-- Source data start --

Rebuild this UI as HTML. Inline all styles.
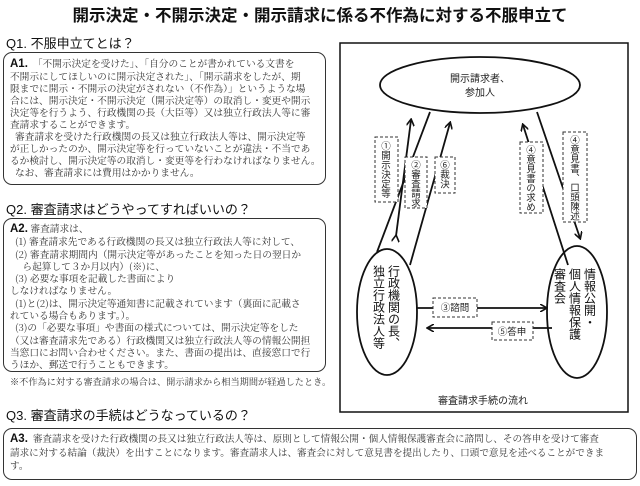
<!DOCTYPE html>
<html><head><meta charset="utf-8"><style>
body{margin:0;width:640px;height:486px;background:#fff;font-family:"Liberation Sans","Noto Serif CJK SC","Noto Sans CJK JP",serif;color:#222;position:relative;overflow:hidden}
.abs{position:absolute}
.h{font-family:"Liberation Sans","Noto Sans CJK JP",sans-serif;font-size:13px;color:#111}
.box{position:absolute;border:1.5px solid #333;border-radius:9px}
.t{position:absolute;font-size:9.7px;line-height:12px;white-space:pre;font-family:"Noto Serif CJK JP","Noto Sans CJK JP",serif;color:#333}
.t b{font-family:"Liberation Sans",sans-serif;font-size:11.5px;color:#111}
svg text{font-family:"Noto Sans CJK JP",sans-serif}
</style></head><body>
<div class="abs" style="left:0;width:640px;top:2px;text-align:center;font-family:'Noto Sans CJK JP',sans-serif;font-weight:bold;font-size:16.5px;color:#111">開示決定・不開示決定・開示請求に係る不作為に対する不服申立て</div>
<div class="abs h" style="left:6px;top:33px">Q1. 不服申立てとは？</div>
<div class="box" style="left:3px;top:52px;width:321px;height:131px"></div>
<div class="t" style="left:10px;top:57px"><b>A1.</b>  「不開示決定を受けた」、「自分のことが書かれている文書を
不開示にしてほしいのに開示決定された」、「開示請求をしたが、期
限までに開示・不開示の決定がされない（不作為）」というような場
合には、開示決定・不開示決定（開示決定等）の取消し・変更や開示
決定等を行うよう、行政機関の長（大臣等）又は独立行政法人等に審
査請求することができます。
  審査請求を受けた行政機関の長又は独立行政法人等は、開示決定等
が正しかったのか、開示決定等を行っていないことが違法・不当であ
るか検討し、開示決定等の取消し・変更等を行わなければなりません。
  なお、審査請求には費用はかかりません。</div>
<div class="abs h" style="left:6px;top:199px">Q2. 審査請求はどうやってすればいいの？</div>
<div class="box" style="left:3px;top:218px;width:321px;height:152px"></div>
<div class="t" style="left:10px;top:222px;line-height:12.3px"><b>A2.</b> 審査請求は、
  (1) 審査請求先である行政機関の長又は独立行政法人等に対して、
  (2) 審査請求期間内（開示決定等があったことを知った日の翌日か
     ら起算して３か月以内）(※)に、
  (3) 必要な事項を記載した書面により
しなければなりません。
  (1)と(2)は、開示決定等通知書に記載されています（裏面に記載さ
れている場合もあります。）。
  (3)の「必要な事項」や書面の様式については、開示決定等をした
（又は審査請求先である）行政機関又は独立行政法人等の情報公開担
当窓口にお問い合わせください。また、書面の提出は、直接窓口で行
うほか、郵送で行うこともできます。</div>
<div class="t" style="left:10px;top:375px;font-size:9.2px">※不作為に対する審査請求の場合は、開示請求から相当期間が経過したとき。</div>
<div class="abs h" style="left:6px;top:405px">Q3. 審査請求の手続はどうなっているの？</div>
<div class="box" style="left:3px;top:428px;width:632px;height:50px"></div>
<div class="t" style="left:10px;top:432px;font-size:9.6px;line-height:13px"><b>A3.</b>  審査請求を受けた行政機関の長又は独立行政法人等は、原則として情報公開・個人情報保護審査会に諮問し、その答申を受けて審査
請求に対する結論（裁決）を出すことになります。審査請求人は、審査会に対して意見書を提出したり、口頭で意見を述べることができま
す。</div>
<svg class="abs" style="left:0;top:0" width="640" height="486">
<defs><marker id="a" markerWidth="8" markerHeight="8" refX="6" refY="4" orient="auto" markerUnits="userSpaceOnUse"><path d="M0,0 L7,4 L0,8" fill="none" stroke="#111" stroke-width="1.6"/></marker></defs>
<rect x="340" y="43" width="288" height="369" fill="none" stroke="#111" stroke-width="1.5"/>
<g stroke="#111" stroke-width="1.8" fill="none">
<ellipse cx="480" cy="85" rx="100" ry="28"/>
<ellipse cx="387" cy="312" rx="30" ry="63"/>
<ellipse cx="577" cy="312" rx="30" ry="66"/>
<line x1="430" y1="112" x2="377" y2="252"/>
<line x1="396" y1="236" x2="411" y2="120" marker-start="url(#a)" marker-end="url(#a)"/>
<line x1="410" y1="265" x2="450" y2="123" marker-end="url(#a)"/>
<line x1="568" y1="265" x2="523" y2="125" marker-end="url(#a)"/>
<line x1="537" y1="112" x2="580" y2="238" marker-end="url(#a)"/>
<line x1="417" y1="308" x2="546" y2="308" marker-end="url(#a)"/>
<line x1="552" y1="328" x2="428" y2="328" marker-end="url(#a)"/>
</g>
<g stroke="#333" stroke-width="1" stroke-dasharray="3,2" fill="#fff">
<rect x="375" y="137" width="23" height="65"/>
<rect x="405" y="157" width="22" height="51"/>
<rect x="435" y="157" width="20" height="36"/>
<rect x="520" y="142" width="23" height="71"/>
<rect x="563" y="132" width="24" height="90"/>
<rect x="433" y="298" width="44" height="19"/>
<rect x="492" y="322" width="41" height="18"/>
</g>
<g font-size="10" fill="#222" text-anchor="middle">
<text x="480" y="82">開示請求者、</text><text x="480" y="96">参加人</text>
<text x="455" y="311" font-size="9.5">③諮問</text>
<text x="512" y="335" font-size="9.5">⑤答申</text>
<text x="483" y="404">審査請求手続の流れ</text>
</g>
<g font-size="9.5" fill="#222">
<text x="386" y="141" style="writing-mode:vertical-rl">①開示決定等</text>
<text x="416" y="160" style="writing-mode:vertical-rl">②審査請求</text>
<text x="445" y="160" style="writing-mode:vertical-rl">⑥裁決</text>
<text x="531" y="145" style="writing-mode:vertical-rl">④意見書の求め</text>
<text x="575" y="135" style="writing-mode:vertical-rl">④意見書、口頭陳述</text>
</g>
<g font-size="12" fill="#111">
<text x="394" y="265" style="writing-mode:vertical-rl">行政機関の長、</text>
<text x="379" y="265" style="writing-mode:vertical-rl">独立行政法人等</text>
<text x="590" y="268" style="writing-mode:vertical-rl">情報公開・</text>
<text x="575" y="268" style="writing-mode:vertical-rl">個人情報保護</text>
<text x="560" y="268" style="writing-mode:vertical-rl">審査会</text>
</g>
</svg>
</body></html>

-- Source data end --

## Exercise:
Take the listing above and print it exactly, apart from the pictures.

## Written reply:
Rebuild this UI as HTML. Inline all styles.
<!DOCTYPE html>
<html><head><meta charset="utf-8"><style>
body{margin:0;width:640px;height:486px;background:#fff;font-family:"Liberation Sans","Noto Serif CJK SC","Noto Sans CJK JP",serif;color:#222;position:relative;overflow:hidden}
.abs{position:absolute}
.h{font-family:"Liberation Sans","Noto Sans CJK JP",sans-serif;font-size:13px;color:#111}
.box{position:absolute;border:1.5px solid #333;border-radius:9px}
.t{position:absolute;font-size:9.7px;line-height:12px;white-space:pre;font-family:"Noto Serif CJK JP","Noto Sans CJK JP",serif;color:#333}
.t b{font-family:"Liberation Sans",sans-serif;font-size:11.5px;color:#111}
svg text{font-family:"Noto Sans CJK JP",sans-serif}
</style></head><body>
<div class="abs" style="left:0;width:640px;top:2px;text-align:center;font-family:'Noto Sans CJK JP',sans-serif;font-weight:bold;font-size:16.5px;color:#111">開示決定・不開示決定・開示請求に係る不作為に対する不服申立て</div>
<div class="abs h" style="left:6px;top:33px">Q1. 不服申立てとは？</div>
<div class="box" style="left:3px;top:52px;width:321px;height:131px"></div>
<div class="t" style="left:10px;top:57px"><b>A1.</b>  「不開示決定を受けた」、「自分のことが書かれている文書を
不開示にしてほしいのに開示決定された」、「開示請求をしたが、期
限までに開示・不開示の決定がされない（不作為）」というような場
合には、開示決定・不開示決定（開示決定等）の取消し・変更や開示
決定等を行うよう、行政機関の長（大臣等）又は独立行政法人等に審
査請求することができます。
  審査請求を受けた行政機関の長又は独立行政法人等は、開示決定等
が正しかったのか、開示決定等を行っていないことが違法・不当であ
るか検討し、開示決定等の取消し・変更等を行わなければなりません。
  なお、審査請求には費用はかかりません。</div>
<div class="abs h" style="left:6px;top:199px">Q2. 審査請求はどうやってすればいいの？</div>
<div class="box" style="left:3px;top:218px;width:321px;height:152px"></div>
<div class="t" style="left:10px;top:222px;line-height:12.3px"><b>A2.</b> 審査請求は、
  (1) 審査請求先である行政機関の長又は独立行政法人等に対して、
  (2) 審査請求期間内（開示決定等があったことを知った日の翌日か
     ら起算して３か月以内）(※)に、
  (3) 必要な事項を記載した書面により
しなければなりません。
  (1)と(2)は、開示決定等通知書に記載されています（裏面に記載さ
れている場合もあります。）。
  (3)の「必要な事項」や書面の様式については、開示決定等をした
（又は審査請求先である）行政機関又は独立行政法人等の情報公開担
当窓口にお問い合わせください。また、書面の提出は、直接窓口で行
うほか、郵送で行うこともできます。</div>
<div class="t" style="left:10px;top:375px;font-size:9.2px">※不作為に対する審査請求の場合は、開示請求から相当期間が経過したとき。</div>
<div class="abs h" style="left:6px;top:405px">Q3. 審査請求の手続はどうなっているの？</div>
<div class="box" style="left:3px;top:428px;width:632px;height:50px"></div>
<div class="t" style="left:10px;top:432px;font-size:9.6px;line-height:13px"><b>A3.</b>  審査請求を受けた行政機関の長又は独立行政法人等は、原則として情報公開・個人情報保護審査会に諮問し、その答申を受けて審査
請求に対する結論（裁決）を出すことになります。審査請求人は、審査会に対して意見書を提出したり、口頭で意見を述べることができま
す。</div>
<svg class="abs" style="left:0;top:0" width="640" height="486">
<defs><marker id="a" markerWidth="8" markerHeight="8" refX="6" refY="4" orient="auto" markerUnits="userSpaceOnUse"><path d="M0,0 L7,4 L0,8" fill="none" stroke="#111" stroke-width="1.6"/></marker></defs>
<rect x="340" y="43" width="288" height="369" fill="none" stroke="#111" stroke-width="1.5"/>
<g stroke="#111" stroke-width="1.8" fill="none">
<ellipse cx="480" cy="85" rx="100" ry="28"/>
<ellipse cx="387" cy="312" rx="30" ry="63"/>
<ellipse cx="577" cy="312" rx="30" ry="66"/>
<line x1="430" y1="112" x2="377" y2="252"/>
<line x1="396" y1="236" x2="411" y2="120" marker-start="url(#a)" marker-end="url(#a)"/>
<line x1="410" y1="265" x2="450" y2="123" marker-end="url(#a)"/>
<line x1="568" y1="265" x2="523" y2="125" marker-end="url(#a)"/>
<line x1="537" y1="112" x2="580" y2="238" marker-end="url(#a)"/>
<line x1="417" y1="308" x2="546" y2="308" marker-end="url(#a)"/>
<line x1="552" y1="328" x2="428" y2="328" marker-end="url(#a)"/>
</g>
<g stroke="#333" stroke-width="1" stroke-dasharray="3,2" fill="#fff">
<rect x="375" y="137" width="23" height="65"/>
<rect x="405" y="157" width="22" height="51"/>
<rect x="435" y="157" width="20" height="36"/>
<rect x="520" y="142" width="23" height="71"/>
<rect x="563" y="132" width="24" height="90"/>
<rect x="433" y="298" width="44" height="19"/>
<rect x="492" y="322" width="41" height="18"/>
</g>
<g font-size="10" fill="#222" text-anchor="middle">
<text x="480" y="82">開示請求者、</text><text x="480" y="96">参加人</text>
<text x="455" y="311" font-size="9.5">③諮問</text>
<text x="512" y="335" font-size="9.5">⑤答申</text>
<text x="483" y="404">審査請求手続の流れ</text>
</g>
<g font-size="9.5" fill="#222">
<text x="386" y="141" style="writing-mode:vertical-rl">①開示決定等</text>
<text x="416" y="160" style="writing-mode:vertical-rl">②審査請求</text>
<text x="445" y="160" style="writing-mode:vertical-rl">⑥裁決</text>
<text x="531" y="145" style="writing-mode:vertical-rl">④意見書の求め</text>
<text x="575" y="135" style="writing-mode:vertical-rl">④意見書、口頭陳述</text>
</g>
<g font-size="12" fill="#111">
<text x="394" y="265" style="writing-mode:vertical-rl">行政機関の長、</text>
<text x="379" y="265" style="writing-mode:vertical-rl">独立行政法人等</text>
<text x="590" y="268" style="writing-mode:vertical-rl">情報公開・</text>
<text x="575" y="268" style="writing-mode:vertical-rl">個人情報保護</text>
<text x="560" y="268" style="writing-mode:vertical-rl">審査会</text>
</g>
</svg>
</body></html>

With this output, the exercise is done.